Our correspondent gathered that PenCom is “developing the framework and eligibility criteria required for pensioners to access the fund”.

The Pension Protection Fund was created to augment shortfalls in pensioners’ monthly payouts. For example, “if the money in a pensioner’s account cannot meet his/her monthly take-home before retirement, money from the fund will be used to ‘top up’ his/her post retirement take-home to equal what it used to be”.

It is into this fund that the Federal Government wants to contribute N10 billion to next year.

Another N268,702,315,305 has been budgeted for the redemption fund. This fund is domiciled in the Central Bank of Nigeria (CBN) and it is used “to redeem the promissory notes issued by Federal Government to retired civil servants when the notes fall due”.

A source at the Budget Office of the Federation (BoF) told The Nation that “the Federal Government is already making a monthly payment into the Fund of an amount equal to five percent of the total monthly wage bill payable to employees of the Federal Government and the Federal Capital Territory”.

For insurance coverage, the Federal Government has budgeted N24,733,742,477 for “group life assurance for Ministries, Departments and Agencies (MDAs), including the DSS and insurance of sensitive assets, Corps members plus administration and monitoring”.

At the weekend, the National Insurance Commission (NAICOM), in its Bulletin of the Insurance Market Performance, said “the market recorded about N369.2 billion during the second quarter of 2022, indicating a 20.1 per cent growth rate compared to the same period of the previous year and an impressive 65.0 per cent, quarter on quarter”.

NAICOM said “the continued steady growth from the first quarter of the year correlates with the current performance of the second quarter”.

With the federal government actively participating in insurance by paying premiums to cover it’s workers and assets, the insurance industry will get a much needed boost.

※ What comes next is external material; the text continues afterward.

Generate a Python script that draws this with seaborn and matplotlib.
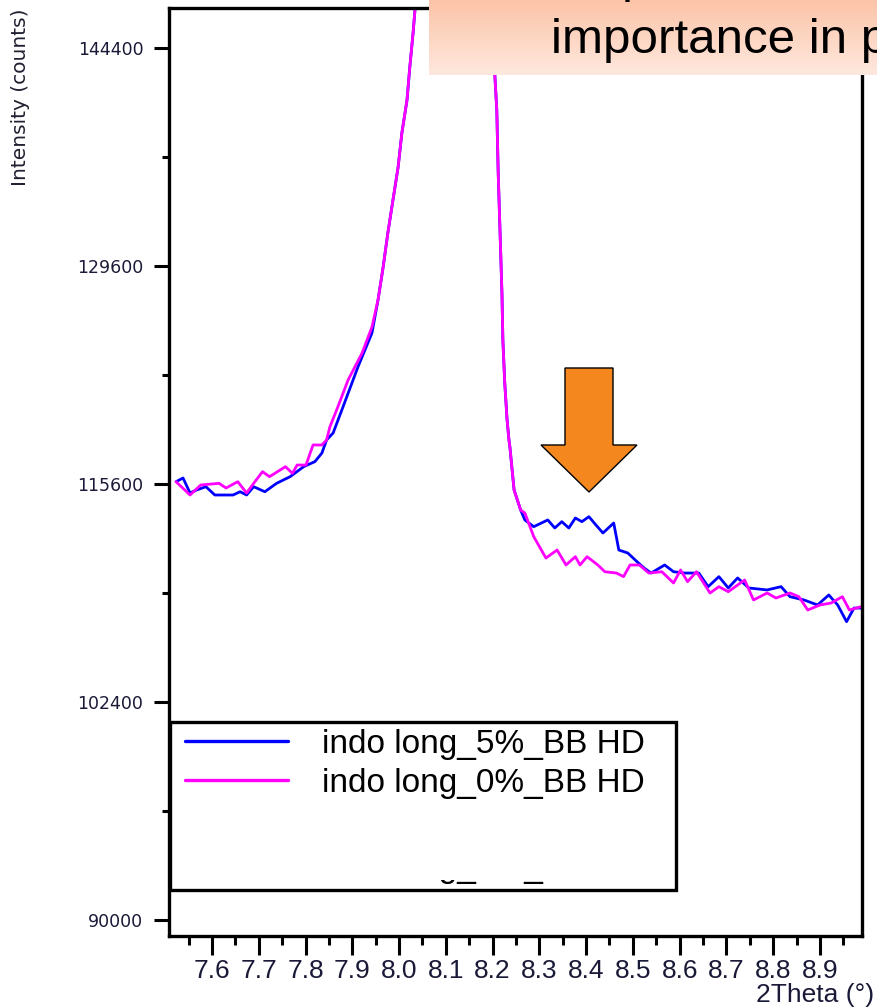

According to NAICOM, “the industry grew 20.1 percent higher than the national real Gross Domestic Product (GDP) of 3.5 percent during the same period. This indicates the industry’s impressive performance given the recent trajectory”.

According to the report, General, Accident and Miscellaneous insurance reported a share of 12.3 percent, 10.9 percent and 8.9 percent in this order. Life business on the other hand recorded 40.6 percent of the insurance market production as its share contribution to the insurance market.

Also contained in the 2023 budget proposal is the demand for N10 billion for the “Recapitalisation of Development Finance Institution (DFI)”. This will position the benefiting DFI to effectively support the government in funding its fiscal intervention programmes several of which have been captured in the budget for funding.